╭──

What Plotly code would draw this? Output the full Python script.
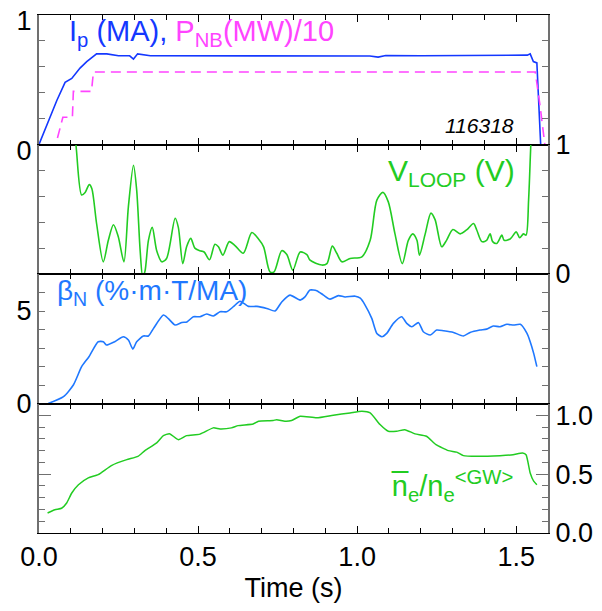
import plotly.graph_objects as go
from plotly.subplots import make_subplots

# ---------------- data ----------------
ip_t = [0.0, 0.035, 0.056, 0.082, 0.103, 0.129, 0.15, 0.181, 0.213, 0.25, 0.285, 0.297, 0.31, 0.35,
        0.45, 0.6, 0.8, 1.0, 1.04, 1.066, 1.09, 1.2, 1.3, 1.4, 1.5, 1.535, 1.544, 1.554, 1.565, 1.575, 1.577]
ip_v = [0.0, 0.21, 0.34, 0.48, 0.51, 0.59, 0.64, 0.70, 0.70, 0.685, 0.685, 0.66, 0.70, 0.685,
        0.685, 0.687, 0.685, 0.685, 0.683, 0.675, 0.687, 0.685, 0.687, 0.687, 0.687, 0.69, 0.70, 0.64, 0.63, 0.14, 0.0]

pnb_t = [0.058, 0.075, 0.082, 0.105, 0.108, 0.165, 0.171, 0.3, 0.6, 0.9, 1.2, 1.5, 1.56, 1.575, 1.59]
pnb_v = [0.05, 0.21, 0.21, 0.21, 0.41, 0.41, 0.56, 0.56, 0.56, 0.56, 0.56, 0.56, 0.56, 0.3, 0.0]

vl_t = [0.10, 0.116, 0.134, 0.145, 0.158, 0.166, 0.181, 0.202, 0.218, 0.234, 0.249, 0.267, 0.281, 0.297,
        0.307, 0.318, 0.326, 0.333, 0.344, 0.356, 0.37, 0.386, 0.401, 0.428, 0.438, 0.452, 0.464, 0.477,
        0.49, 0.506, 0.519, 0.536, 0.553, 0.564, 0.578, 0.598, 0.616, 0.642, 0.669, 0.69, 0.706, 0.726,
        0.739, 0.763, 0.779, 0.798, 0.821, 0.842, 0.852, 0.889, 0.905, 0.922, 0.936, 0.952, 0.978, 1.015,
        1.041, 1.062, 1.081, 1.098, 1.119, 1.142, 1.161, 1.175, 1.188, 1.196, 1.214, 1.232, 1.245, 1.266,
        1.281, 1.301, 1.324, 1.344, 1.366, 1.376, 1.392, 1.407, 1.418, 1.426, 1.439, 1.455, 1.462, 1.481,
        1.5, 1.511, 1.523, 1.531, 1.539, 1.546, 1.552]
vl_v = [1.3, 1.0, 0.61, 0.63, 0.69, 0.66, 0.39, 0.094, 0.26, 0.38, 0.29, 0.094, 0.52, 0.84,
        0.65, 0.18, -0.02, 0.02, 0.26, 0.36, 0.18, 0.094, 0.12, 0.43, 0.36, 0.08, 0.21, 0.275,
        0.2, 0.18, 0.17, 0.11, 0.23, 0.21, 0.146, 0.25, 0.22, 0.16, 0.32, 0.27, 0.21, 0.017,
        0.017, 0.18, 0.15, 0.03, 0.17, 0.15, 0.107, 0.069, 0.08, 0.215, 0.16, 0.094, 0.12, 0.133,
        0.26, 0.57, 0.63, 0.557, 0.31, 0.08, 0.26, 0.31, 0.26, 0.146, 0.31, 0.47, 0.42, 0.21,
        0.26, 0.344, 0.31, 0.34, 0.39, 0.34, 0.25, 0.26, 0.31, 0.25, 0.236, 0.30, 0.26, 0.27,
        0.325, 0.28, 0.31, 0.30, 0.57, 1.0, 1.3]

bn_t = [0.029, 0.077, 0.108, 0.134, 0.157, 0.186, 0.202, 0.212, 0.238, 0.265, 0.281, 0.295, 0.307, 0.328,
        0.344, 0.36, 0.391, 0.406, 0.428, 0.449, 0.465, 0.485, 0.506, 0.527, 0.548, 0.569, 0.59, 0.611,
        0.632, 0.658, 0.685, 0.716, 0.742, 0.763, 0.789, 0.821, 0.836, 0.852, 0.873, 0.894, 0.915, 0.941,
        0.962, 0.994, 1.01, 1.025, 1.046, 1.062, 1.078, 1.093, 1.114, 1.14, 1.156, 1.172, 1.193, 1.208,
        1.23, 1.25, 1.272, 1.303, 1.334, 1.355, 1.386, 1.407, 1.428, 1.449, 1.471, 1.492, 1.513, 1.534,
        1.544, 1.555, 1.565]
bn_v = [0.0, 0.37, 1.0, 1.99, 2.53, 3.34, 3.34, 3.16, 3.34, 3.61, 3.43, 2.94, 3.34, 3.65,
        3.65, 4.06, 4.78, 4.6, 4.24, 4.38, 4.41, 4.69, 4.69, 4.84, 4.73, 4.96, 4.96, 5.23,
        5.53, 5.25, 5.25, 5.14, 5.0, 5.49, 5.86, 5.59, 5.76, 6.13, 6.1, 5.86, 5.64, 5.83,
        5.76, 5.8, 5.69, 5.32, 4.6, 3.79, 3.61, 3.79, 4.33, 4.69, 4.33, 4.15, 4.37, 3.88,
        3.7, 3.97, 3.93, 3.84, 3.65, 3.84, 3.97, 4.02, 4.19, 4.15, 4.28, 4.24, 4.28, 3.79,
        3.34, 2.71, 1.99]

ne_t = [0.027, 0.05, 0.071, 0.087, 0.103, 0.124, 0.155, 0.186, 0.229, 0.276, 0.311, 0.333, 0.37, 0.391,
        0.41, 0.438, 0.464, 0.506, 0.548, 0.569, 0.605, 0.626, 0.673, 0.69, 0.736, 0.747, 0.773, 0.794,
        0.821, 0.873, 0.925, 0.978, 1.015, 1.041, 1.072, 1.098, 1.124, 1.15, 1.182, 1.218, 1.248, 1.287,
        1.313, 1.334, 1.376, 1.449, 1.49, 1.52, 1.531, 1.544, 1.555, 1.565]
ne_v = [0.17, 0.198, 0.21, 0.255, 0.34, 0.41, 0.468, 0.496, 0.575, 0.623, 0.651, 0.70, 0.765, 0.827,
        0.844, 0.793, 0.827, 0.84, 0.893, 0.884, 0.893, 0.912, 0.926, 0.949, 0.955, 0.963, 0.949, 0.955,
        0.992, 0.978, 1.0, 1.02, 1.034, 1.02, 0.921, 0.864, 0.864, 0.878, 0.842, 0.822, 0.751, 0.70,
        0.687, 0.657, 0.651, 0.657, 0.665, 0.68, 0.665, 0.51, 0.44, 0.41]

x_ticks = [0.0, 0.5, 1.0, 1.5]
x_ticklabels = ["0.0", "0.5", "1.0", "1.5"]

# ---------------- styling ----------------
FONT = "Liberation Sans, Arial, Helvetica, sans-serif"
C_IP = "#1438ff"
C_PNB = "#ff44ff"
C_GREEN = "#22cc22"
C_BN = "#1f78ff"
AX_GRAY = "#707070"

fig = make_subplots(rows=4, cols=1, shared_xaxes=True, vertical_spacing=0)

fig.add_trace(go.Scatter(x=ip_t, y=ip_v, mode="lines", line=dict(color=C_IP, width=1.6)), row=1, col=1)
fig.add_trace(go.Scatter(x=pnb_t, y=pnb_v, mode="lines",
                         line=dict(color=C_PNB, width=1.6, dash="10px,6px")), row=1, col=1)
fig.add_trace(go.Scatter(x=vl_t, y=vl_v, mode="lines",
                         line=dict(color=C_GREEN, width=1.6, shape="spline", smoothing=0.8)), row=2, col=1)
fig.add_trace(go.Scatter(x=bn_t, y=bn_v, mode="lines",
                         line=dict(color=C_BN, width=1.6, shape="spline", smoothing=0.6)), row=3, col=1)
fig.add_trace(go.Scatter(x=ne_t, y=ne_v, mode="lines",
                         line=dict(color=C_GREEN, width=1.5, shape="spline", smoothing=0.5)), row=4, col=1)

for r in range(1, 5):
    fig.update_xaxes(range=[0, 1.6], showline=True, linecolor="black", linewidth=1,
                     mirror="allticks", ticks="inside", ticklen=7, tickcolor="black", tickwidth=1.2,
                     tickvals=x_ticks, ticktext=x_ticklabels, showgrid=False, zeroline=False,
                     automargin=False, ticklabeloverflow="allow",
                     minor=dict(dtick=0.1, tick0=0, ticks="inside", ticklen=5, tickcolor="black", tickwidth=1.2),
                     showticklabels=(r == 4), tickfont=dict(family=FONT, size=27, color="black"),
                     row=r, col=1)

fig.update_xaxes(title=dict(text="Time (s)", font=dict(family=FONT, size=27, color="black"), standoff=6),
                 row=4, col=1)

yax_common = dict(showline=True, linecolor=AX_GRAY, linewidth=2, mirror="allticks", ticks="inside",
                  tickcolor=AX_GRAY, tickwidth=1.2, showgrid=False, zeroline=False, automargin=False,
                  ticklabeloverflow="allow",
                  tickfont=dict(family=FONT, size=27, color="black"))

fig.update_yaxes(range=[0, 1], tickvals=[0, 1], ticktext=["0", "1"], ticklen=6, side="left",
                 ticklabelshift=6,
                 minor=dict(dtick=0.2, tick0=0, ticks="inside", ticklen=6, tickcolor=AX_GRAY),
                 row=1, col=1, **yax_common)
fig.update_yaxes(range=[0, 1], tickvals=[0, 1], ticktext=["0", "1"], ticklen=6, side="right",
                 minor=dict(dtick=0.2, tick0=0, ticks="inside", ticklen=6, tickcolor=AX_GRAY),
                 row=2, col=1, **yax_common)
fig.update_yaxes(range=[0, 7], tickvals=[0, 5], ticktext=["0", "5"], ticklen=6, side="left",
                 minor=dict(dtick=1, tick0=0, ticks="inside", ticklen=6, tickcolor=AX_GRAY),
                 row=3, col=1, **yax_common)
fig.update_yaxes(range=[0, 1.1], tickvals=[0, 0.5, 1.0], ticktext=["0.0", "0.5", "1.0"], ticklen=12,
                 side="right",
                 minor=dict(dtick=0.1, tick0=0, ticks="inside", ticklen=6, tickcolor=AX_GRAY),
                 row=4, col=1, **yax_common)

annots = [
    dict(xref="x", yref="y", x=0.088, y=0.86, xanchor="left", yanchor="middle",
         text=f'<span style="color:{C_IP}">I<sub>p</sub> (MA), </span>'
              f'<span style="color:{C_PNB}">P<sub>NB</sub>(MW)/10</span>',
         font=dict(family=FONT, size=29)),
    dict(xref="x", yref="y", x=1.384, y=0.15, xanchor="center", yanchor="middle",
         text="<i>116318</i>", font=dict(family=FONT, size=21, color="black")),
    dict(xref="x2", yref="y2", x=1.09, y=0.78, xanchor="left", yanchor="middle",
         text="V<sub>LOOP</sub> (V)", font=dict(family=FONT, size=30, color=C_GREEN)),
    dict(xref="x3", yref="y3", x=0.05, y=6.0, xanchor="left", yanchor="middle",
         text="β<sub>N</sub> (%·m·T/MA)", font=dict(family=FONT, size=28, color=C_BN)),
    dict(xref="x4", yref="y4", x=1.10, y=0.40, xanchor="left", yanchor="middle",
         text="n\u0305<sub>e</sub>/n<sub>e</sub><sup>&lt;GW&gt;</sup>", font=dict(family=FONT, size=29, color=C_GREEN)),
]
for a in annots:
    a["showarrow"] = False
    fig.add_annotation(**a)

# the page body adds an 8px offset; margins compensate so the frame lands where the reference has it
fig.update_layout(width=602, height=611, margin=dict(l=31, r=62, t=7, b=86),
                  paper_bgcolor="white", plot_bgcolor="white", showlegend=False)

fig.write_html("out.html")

╰──

From the first line above through the line containing "0.63, 0.14, 0.0]", copy everything exactly, without the pictures.

*Solution to the problem*.
What Plotly code would draw this? Output the full Python script.
import plotly.graph_objects as go
from plotly.subplots import make_subplots

# ---------------- data ----------------
ip_t = [0.0, 0.035, 0.056, 0.082, 0.103, 0.129, 0.15, 0.181, 0.213, 0.25, 0.285, 0.297, 0.31, 0.35,
        0.45, 0.6, 0.8, 1.0, 1.04, 1.066, 1.09, 1.2, 1.3, 1.4, 1.5, 1.535, 1.544, 1.554, 1.565, 1.575, 1.577]
ip_v = [0.0, 0.21, 0.34, 0.48, 0.51, 0.59, 0.64, 0.70, 0.70, 0.685, 0.685, 0.66, 0.70, 0.685,
        0.685, 0.687, 0.685, 0.685, 0.683, 0.675, 0.687, 0.685, 0.687, 0.687, 0.687, 0.69, 0.70, 0.64, 0.63, 0.14, 0.0]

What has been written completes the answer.